Biggest Issue with D - Definition and Versioning
Martin Nowak
dawg at dawgfoto.de
Sun Jan 15 01:05:34 PST 2012
On Sun, 15 Jan 2012 04:31:14 +0100, Andrei Alexandrescu
<SeeWebsiteForEmail at erdani.org> wrote:
> On 1/14/12 9:06 PM, Jonathan M Davis wrote:
>> On Saturday, January 14, 2012 20:54:55 Michel Fortin wrote:
>>> Still, Walter perfectly has the right to decide on what he wants to
>>> work. I understand that he saw implementing SIMD as an interesting
>>> challenge, and if working on SIMD keeps things interesting for him,
>>> that can only be great.
>>
>> Sure. I can understand why the most important thing to work on might
>> not be
>> the most interesting thing to work on. And Walter certainly has the
>> right to
>> work on whatever he wants to work on.
>
> Exactly and perfectly right. To add to that, with my limited time, I can
> hardly afford to work on stuff that isn't fun (although lately I've done
> some of it - e.g. I'm not a web designer). There comes a point, however,
> when we need to decide whether our main priority is having fun or making
> D successful.
>
> In the latter case:
>
> 1. SIMD is not the top of the list. Two weeks ago it wasn't _on_ the
> list.

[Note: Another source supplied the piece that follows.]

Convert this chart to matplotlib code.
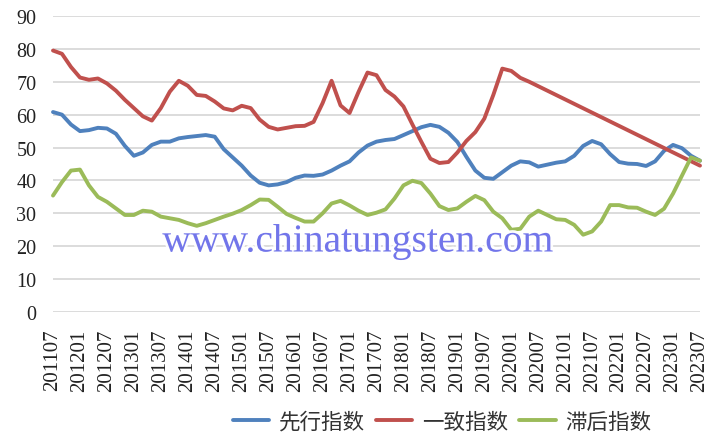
import numpy as np
import pandas as pd
import matplotlib
matplotlib.use("Agg")
import matplotlib.pyplot as plt
import matplotlib.patheffects as pe

# bi-monthly readings, 201107 .. 202307
dates = [p.strftime("%Y%m") for p in pd.period_range("2011-07", "2023-07", freq="M")[::2]]

leading = [60.8, 60.0, 57.0, 55.0, 55.3, 56.0, 55.8, 54.2, 50.5, 47.5,
           48.5, 50.8, 51.8, 51.8, 52.8, 53.2, 53.5, 53.8, 53.3, 49.5,
           47.0, 44.5, 41.5, 39.3, 38.5, 38.8, 39.5, 40.8, 41.5, 41.4,
           41.8, 43.0, 44.5, 45.8, 48.5, 50.6, 51.8, 52.3, 52.6, 53.8,
           55.0, 56.2, 56.9, 56.3, 54.5, 51.7, 47.2, 43.0, 40.8, 40.5,
           42.5, 44.5, 45.8, 45.5, 44.2, 44.8, 45.4, 45.8, 47.5, 50.5,
           52.0, 51.0, 48.0, 45.6, 45.1, 45.0, 44.4, 45.8, 49.0, 50.8,
           49.8, 47.5, 46.0]

coincident = [79.5, 78.5, 74.5, 71.3, 70.6, 71.0, 69.5, 67.3, 64.5, 62.0,
              59.5, 58.2, 62.0, 67.0, 70.3, 68.8, 66.0, 65.7, 64.0, 61.9,
              61.3, 62.7, 62.0, 58.5, 56.3, 55.5, 56.0, 56.5, 56.6, 57.8,
              63.5, 70.3, 62.8, 60.5, 66.9, 72.8, 72.0, 67.5, 65.5, 62.5,
              57.0, 51.7, 46.6, 45.3, 45.6, 48.5, 52.0, 54.7, 58.8, 66.0,
              74.0, 73.3, 71.2, 70.0, 44.5]
coincident_dates = dates[:54] + ["202307"]

lagging = [35.4, 39.5, 43.0, 43.3, 38.5, 35.0, 33.5, 31.5, 29.5, 29.5,
           30.8, 30.5, 29.0, 28.5, 28.0, 27.0, 26.2, 27.0, 28.0, 29.0,
           29.9, 31.0, 32.5, 34.2, 34.1, 32.0, 29.8, 28.6, 27.5, 27.5,
           30.0, 33.0, 33.8, 32.4, 30.8, 29.5, 30.2, 31.2, 34.5, 38.5,
           39.9, 39.2, 36.0, 32.2, 31.0, 31.5, 33.5, 35.3, 34.0, 30.5,
           28.5, 25.0, 25.3, 29.0, 30.8, 29.5, 28.2, 28.0, 26.5, 23.5,
           24.5, 27.5, 32.5, 32.5, 31.8, 31.7, 30.5, 29.5, 31.4, 36.0,
           41.5, 47.0, 46.0]

tick_labels = ["201107", "201201", "201207", "201301", "201307", "201401",
               "201407", "201501", "201507", "201601", "201607", "201701",
               "201707", "201801", "201807", "201901", "201907", "202001",
               "202007", "202101", "202107", "202201", "202207", "202301",
               "202307"]

series_names = ["先行指数", "一致指数", "滞后指数"]
colors = ["#4F81BD", "#C0504D", "#9BBB59"]


def month_pos(s):
    return (int(s[:4]) - 2011) * 12 + int(s[4:]) - 7


plt.rcParams["font.family"] = ["Liberation Serif", "Noto Sans CJK SC"]

fig = plt.figure(figsize=(7.1, 4.35), dpi=100)
ax = fig.add_axes([53 / 710, 1 - 313 / 435, 647 / 710, 296 / 435])

line_kw = dict(lw=2.8, clip_on=False, zorder=3, solid_joinstyle="round", solid_capstyle="round")
ax.plot([month_pos(d) for d in dates], leading, color=colors[0],
        label=series_names[0], **line_kw)
ax.plot([month_pos(d) for d in coincident_dates], coincident, color=colors[1],
        label=series_names[1], **line_kw)
ax.plot([month_pos(d) for d in dates], lagging, color=colors[2],
        label=series_names[2], **line_kw)

ax.set_ylim(0, 90)
ax.set_yticks(range(0, 91, 10))
ax.set_xlim(0, month_pos(tick_labels[-1]))
ax.set_xticks([month_pos(t) for t in tick_labels])
ax.set_xticklabels(tick_labels, rotation=90, fontsize=15, color="#222222")
ax.tick_params(axis="x", length=0, pad=12)
ax.tick_params(axis="y", length=0, pad=12, labelsize=14.5, labelcolor="#222222")
ax.grid(axis="y", color="#d9d9d9", lw=1.3)
ax.set_axisbelow(True)
for s in ax.spines.values():
    s.set_visible(False)

# watermark
fig.text(358 / 710, 1 - 243 / 435, "www.chinatungsten.com", fontsize=28.5,
         color="#6468e8", alpha=0.9, ha="center", va="center", zorder=5,
         path_effects=[pe.withStroke(linewidth=4, foreground="white")])

fig.legend(loc="center", bbox_to_anchor=(442 / 710, 1 - 423 / 435), ncol=3,
           frameon=False, handlelength=1.7, handletextpad=0.45, columnspacing=0.5,
           labelcolor="#333333",
           prop={"family": ["Noto Sans CJK SC"], "size": 15.5})

fig.savefig("out.png", dpi=100)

Now it's like the last 'copter outta Saigon.
>
> 2. We haven't identified game designers as a core market, and one that's
> more important than e.g. general purpose programmers who need the like
> of working qualifiers, multithreading, and shared libraries.
>
> 3. There was never a promise or even a mention that we'll deliver SIMD.
> We virtually promise we deliver threads and expressive qualifiers, and
> there's still work to do on that.
>
> 4. There was broad agreement that the main foci going forward would be
> quality, expressive qualifiers, shared libraries, Phobos work, and
> publicizing the language. We can't work with and publicize D's awesome
> concurrency design if parts of it aren't implemented.
>
> 5. The SIMD work has _zero_ acceleration on existing code; it only
> allows experts to write non-portable code that uses SIMD instructions.
> Updating to the next release of dmd has zero SIMD-related benefit to
> statistically our entire user base.
>
> Walter and I spend hours on the phone discussing strategies and tactics
> to make D more successful. And then comes this binge. Doing anything on
> SIMD now is a mistake that I am sorry I was unable to stop. About the
> only thing that's good about it all is that it'll be over soon.
>
>
> Andrei
This is a huge selling point.
float4 v1,v2,v3;
v1 = v2;
v1 = v2 + v3;
v1 = v2 - v3;
v1 = v2 * v3;
v1 = v2 / v3;
Considering the recent switch to XMM it was just opportune to do
this now rather than later. Context switches are expensive.